* **Aim of the task**:
Repeat the records verbatim and leave the pictures out of your copy.

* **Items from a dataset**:
----------
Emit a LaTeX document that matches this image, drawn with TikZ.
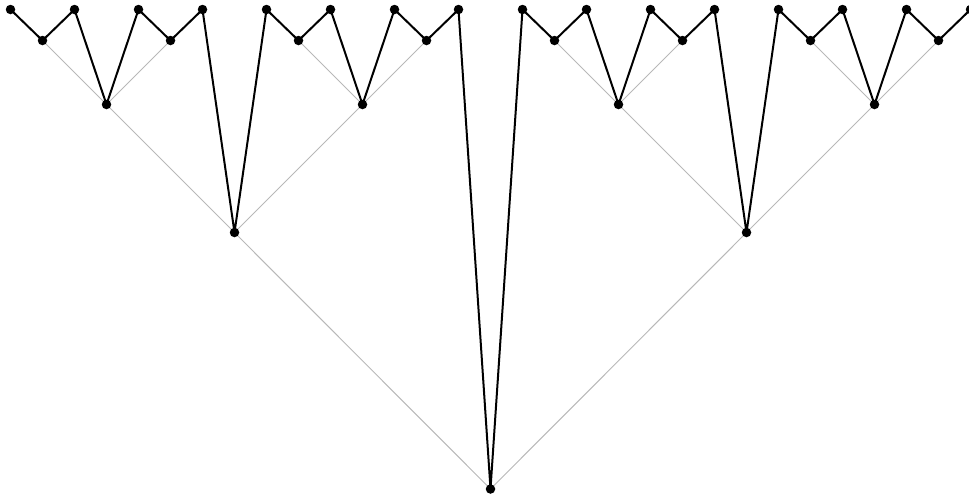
\documentclass[tikz,border=0pt]{standalone}
\begin{document}
\begin{tikzpicture}[x=1pt,y=-1pt,
  treeedge/.style={draw=black!28,line width=1pt},
  zigzag/.style={draw=black,line width=2pt,line join=round},
  dot/.style={circle,fill=black,inner sep=0pt,minimum size=9.5pt}]
\useasboundingbox (0,0) rectangle (969,499);
\foreach \j/\yy in {0/9.5,1/40.5,2/9.5,3/104.5,4/9.5,5/40.5,6/9.5,7/232.5,
  8/9.5,9/40.5,10/9.5,11/104.5,12/9.5,13/40.5,14/9.5,15/489,
  16/9.5,17/40.5,18/9.5,19/104.5,20/9.5,21/40.5,22/9.5,23/232.5,
  24/9.5,25/40.5,26/9.5,27/104.5,28/9.5,29/40.5,30/9.5}
  \coordinate (v\j) at ({10.5+32*\j},\yy);
% binary tree edges (gray)
\foreach \p/\c in {15/7,15/23,7/3,7/11,23/19,23/27,
  3/1,3/5,11/9,11/13,19/17,19/21,27/25,27/29,
  1/0,1/2,5/4,5/6,9/8,9/10,13/12,13/14,17/16,17/18,21/20,21/22,25/24,25/26,29/28,29/30}
  \draw[treeedge] (v\p) -- (v\c);
% in-order zigzag (black)
\draw[zigzag] (v0) \foreach \j in {1,...,30}{ -- (v\j)};
% dots
\foreach \j in {0,...,30}
  \node[dot] (d\j) at (v\j) {};
\end{tikzpicture}
\end{document}
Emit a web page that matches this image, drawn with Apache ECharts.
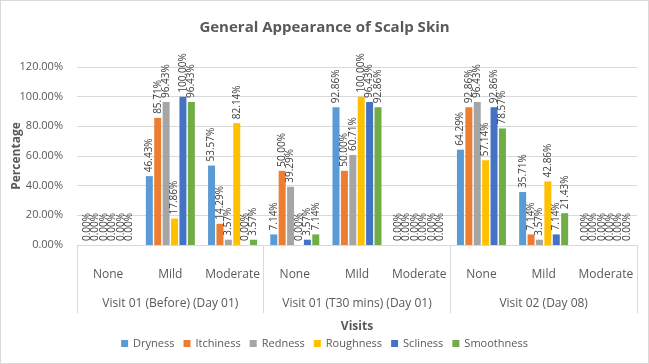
<!DOCTYPE html>
<html><head><meta charset="utf-8">
<script src="https://cdn.jsdelivr.net/npm/echarts@6/dist/echarts.min.js"></script>
<style>html,body{margin:0;padding:0;background:#fff}#c{width:647px;height:362px;border:1px solid #d9d9d9}</style>
</head><body><div id="c"></div>
<script>
const categories = ['None','Mild','Moderate','None','Mild','Moderate','None','Mild','Moderate'];
const groups = ['Visit 01 (Before) (Day 01)','Visit 01 (T30 mins) (Day 01)','Visit 02 (Day 08)'];
const seriesNames = ['Dryness','Itchiness','Redness','Roughness','Scliness','Smoothness'];
const dryness    = [0, 46.43, 53.57, 7.14, 92.86, 0, 64.29, 35.71, 0];
const itchiness  = [0, 85.71, 14.29, 50.00, 50.00, 0, 92.86, 7.14, 0];
const redness    = [0, 96.43, 3.57, 39.29, 60.71, 0, 96.43, 3.57, 0];
const roughness  = [0, 17.86, 82.14, 0, 100.00, 0, 57.14, 42.86, 0];
const scliness   = [0, 100.00, 0, 3.57, 96.43, 0, 92.86, 7.14, 0];
const smoothness = [0, 96.43, 3.57, 7.14, 92.86, 0, 78.57, 21.43, 0];
const yTicks = [0, 20, 40, 60, 80, 100, 120];

const values = [dryness, itchiness, redness, roughness, scliness, smoothness];
const colors = ['#5B9BD5','#ED7D31','#A5A5A5','#FFC000','#4472C4','#70AD47'];
const font = 'Open Sans, Liberation Sans, sans-serif';

const chart = echarts.init(document.getElementById('c'));
chart.setOption({
  animation: false,
  textStyle: {fontFamily: font},
  title: {text: 'General Appearance of Scalp Skin', left: 'center', top: 14,
    textStyle: {fontSize: 15, fontWeight: 'bold', color: '#595959', fontFamily: font}},
  grid: {left: 76, right: 11, top: 66, bottom: 118},
  legend: {bottom: 9, itemWidth: 7, itemHeight: 7, itemGap: 9, icon: 'rect',
    textStyle: {fontSize: 11, color: '#595959', fontFamily: font}, data: seriesNames},
  xAxis: [
    {type: 'category', data: categories, position: 'bottom',
     axisLine: {show: true, lineStyle: {color: '#d9d9d9'}}, axisTick: {show: false},
     axisLabel: {margin: 24, fontSize: 12, color: '#595959', interval: 0, hideOverlap: false},
     name: 'Visits', nameLocation: 'middle', nameGap: 76, nameMoveOverlap: false,
     nameTextStyle: {fontSize: 12, fontWeight: 'bold', color: '#595959'}},
    {type: 'category', data: groups, position: 'bottom',
     axisLine: {show: false}, axisTick: {show: true, length: 68, interval: 0, lineStyle: {color: '#d9d9d9'}},
     axisLabel: {margin: 53, fontSize: 12, color: '#595959', interval: 0, hideOverlap: false}}
  ],
  yAxis: {type: 'value', min: yTicks[0], max: yTicks[yTicks.length-1], interval: 20,
    name: 'Percentage', nameLocation: 'middle', nameGap: 54, nameMoveOverlap: false,
    nameTextStyle: {fontSize: 12, fontWeight: 'bold', color: '#595959'},
    axisLabel: {formatter: v => v.toFixed(2) + '%', fontSize: 11, color: '#595959', margin: 14},
    axisLine: {show: false}, axisTick: {show: false},
    splitLine: {lineStyle: {color: '#d9d9d9'}}},
  series: seriesNames.map((n, i) => ({
    name: n, type: 'bar', data: values[i], xAxisIndex: 0,
    itemStyle: {color: colors[i]}, barWidth: 7, barGap: '20%',
    label: {show: true, position: 'top', rotate: 90, align: 'left', verticalAlign: 'middle',
      distance: 4, fontSize: 10, color: '#404040', formatter: p => p.value.toFixed(2) + '%'},
    labelLayout: {hideOverlap: false}
  }))
});
</script></body></html>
----------
* **In response**:
Emit a LaTeX document that matches this image, drawn with TikZ.
\documentclass[tikz,border=0pt]{standalone}
\begin{document}
\begin{tikzpicture}[x=1pt,y=-1pt,
  treeedge/.style={draw=black!28,line width=1pt},
  zigzag/.style={draw=black,line width=2pt,line join=round},
  dot/.style={circle,fill=black,inner sep=0pt,minimum size=9.5pt}]
\useasboundingbox (0,0) rectangle (969,499);
\foreach \j/\yy in {0/9.5,1/40.5,2/9.5,3/104.5,4/9.5,5/40.5,6/9.5,7/232.5,
  8/9.5,9/40.5,10/9.5,11/104.5,12/9.5,13/40.5,14/9.5,15/489,
  16/9.5,17/40.5,18/9.5,19/104.5,20/9.5,21/40.5,22/9.5,23/232.5,
  24/9.5,25/40.5,26/9.5,27/104.5,28/9.5,29/40.5,30/9.5}
  \coordinate (v\j) at ({10.5+32*\j},\yy);
% binary tree edges (gray)
\foreach \p/\c in {15/7,15/23,7/3,7/11,23/19,23/27,
  3/1,3/5,11/9,11/13,19/17,19/21,27/25,27/29,
  1/0,1/2,5/4,5/6,9/8,9/10,13/12,13/14,17/16,17/18,21/20,21/22,25/24,25/26,29/28,29/30}
  \draw[treeedge] (v\p) -- (v\c);
% in-order zigzag (black)
\draw[zigzag] (v0) \foreach \j in {1,...,30}{ -- (v\j)};
% dots
\foreach \j in {0,...,30}
  \node[dot] (d\j) at (v\j) {};
\end{tikzpicture}
\end{document}
Emit a web page that matches this image, drawn with Apache ECharts.
<!DOCTYPE html>
<html><head><meta charset="utf-8">
<script src="https://cdn.jsdelivr.net/npm/echarts@6/dist/echarts.min.js"></script>
<style>html,body{margin:0;padding:0;background:#fff}#c{width:647px;height:362px;border:1px solid #d9d9d9}</style>
</head><body><div id="c"></div>
<script>
const categories = ['None','Mild','Moderate','None','Mild','Moderate','None','Mild','Moderate'];
const groups = ['Visit 01 (Before) (Day 01)','Visit 01 (T30 mins) (Day 01)','Visit 02 (Day 08)'];
const seriesNames = ['Dryness','Itchiness','Redness','Roughness','Scliness','Smoothness'];
const dryness    = [0, 46.43, 53.57, 7.14, 92.86, 0, 64.29, 35.71, 0];
const itchiness  = [0, 85.71, 14.29, 50.00, 50.00, 0, 92.86, 7.14, 0];
const redness    = [0, 96.43, 3.57, 39.29, 60.71, 0, 96.43, 3.57, 0];
const roughness  = [0, 17.86, 82.14, 0, 100.00, 0, 57.14, 42.86, 0];
const scliness   = [0, 100.00, 0, 3.57, 96.43, 0, 92.86, 7.14, 0];
const smoothness = [0, 96.43, 3.57, 7.14, 92.86, 0, 78.57, 21.43, 0];
const yTicks = [0, 20, 40, 60, 80, 100, 120];

const values = [dryness, itchiness, redness, roughness, scliness, smoothness];
const colors = ['#5B9BD5','#ED7D31','#A5A5A5','#FFC000','#4472C4','#70AD47'];
const font = 'Open Sans, Liberation Sans, sans-serif';

const chart = echarts.init(document.getElementById('c'));
chart.setOption({
  animation: false,
  textStyle: {fontFamily: font},
  title: {text: 'General Appearance of Scalp Skin', left: 'center', top: 14,
    textStyle: {fontSize: 15, fontWeight: 'bold', color: '#595959', fontFamily: font}},
  grid: {left: 76, right: 11, top: 66, bottom: 118},
  legend: {bottom: 9, itemWidth: 7, itemHeight: 7, itemGap: 9, icon: 'rect',
    textStyle: {fontSize: 11, color: '#595959', fontFamily: font}, data: seriesNames},
  xAxis: [
    {type: 'category', data: categories, position: 'bottom',
     axisLine: {show: true, lineStyle: {color: '#d9d9d9'}}, axisTick: {show: false},
     axisLabel: {margin: 24, fontSize: 12, color: '#595959', interval: 0, hideOverlap: false},
     name: 'Visits', nameLocation: 'middle', nameGap: 76, nameMoveOverlap: false,
     nameTextStyle: {fontSize: 12, fontWeight: 'bold', color: '#595959'}},
    {type: 'category', data: groups, position: 'bottom',
     axisLine: {show: false}, axisTick: {show: true, length: 68, interval: 0, lineStyle: {color: '#d9d9d9'}},
     axisLabel: {margin: 53, fontSize: 12, color: '#595959', interval: 0, hideOverlap: false}}
  ],
  yAxis: {type: 'value', min: yTicks[0], max: yTicks[yTicks.length-1], interval: 20,
    name: 'Percentage', nameLocation: 'middle', nameGap: 54, nameMoveOverlap: false,
    nameTextStyle: {fontSize: 12, fontWeight: 'bold', color: '#595959'},
    axisLabel: {formatter: v => v.toFixed(2) + '%', fontSize: 11, color: '#595959', margin: 14},
    axisLine: {show: false}, axisTick: {show: false},
    splitLine: {lineStyle: {color: '#d9d9d9'}}},
  series: seriesNames.map((n, i) => ({
    name: n, type: 'bar', data: values[i], xAxisIndex: 0,
    itemStyle: {color: colors[i]}, barWidth: 7, barGap: '20%',
    label: {show: true, position: 'top', rotate: 90, align: 'left', verticalAlign: 'middle',
      distance: 4, fontSize: 10, color: '#404040', formatter: p => p.value.toFixed(2) + '%'},
    labelLayout: {hideOverlap: false}
  }))
});
</script></body></html>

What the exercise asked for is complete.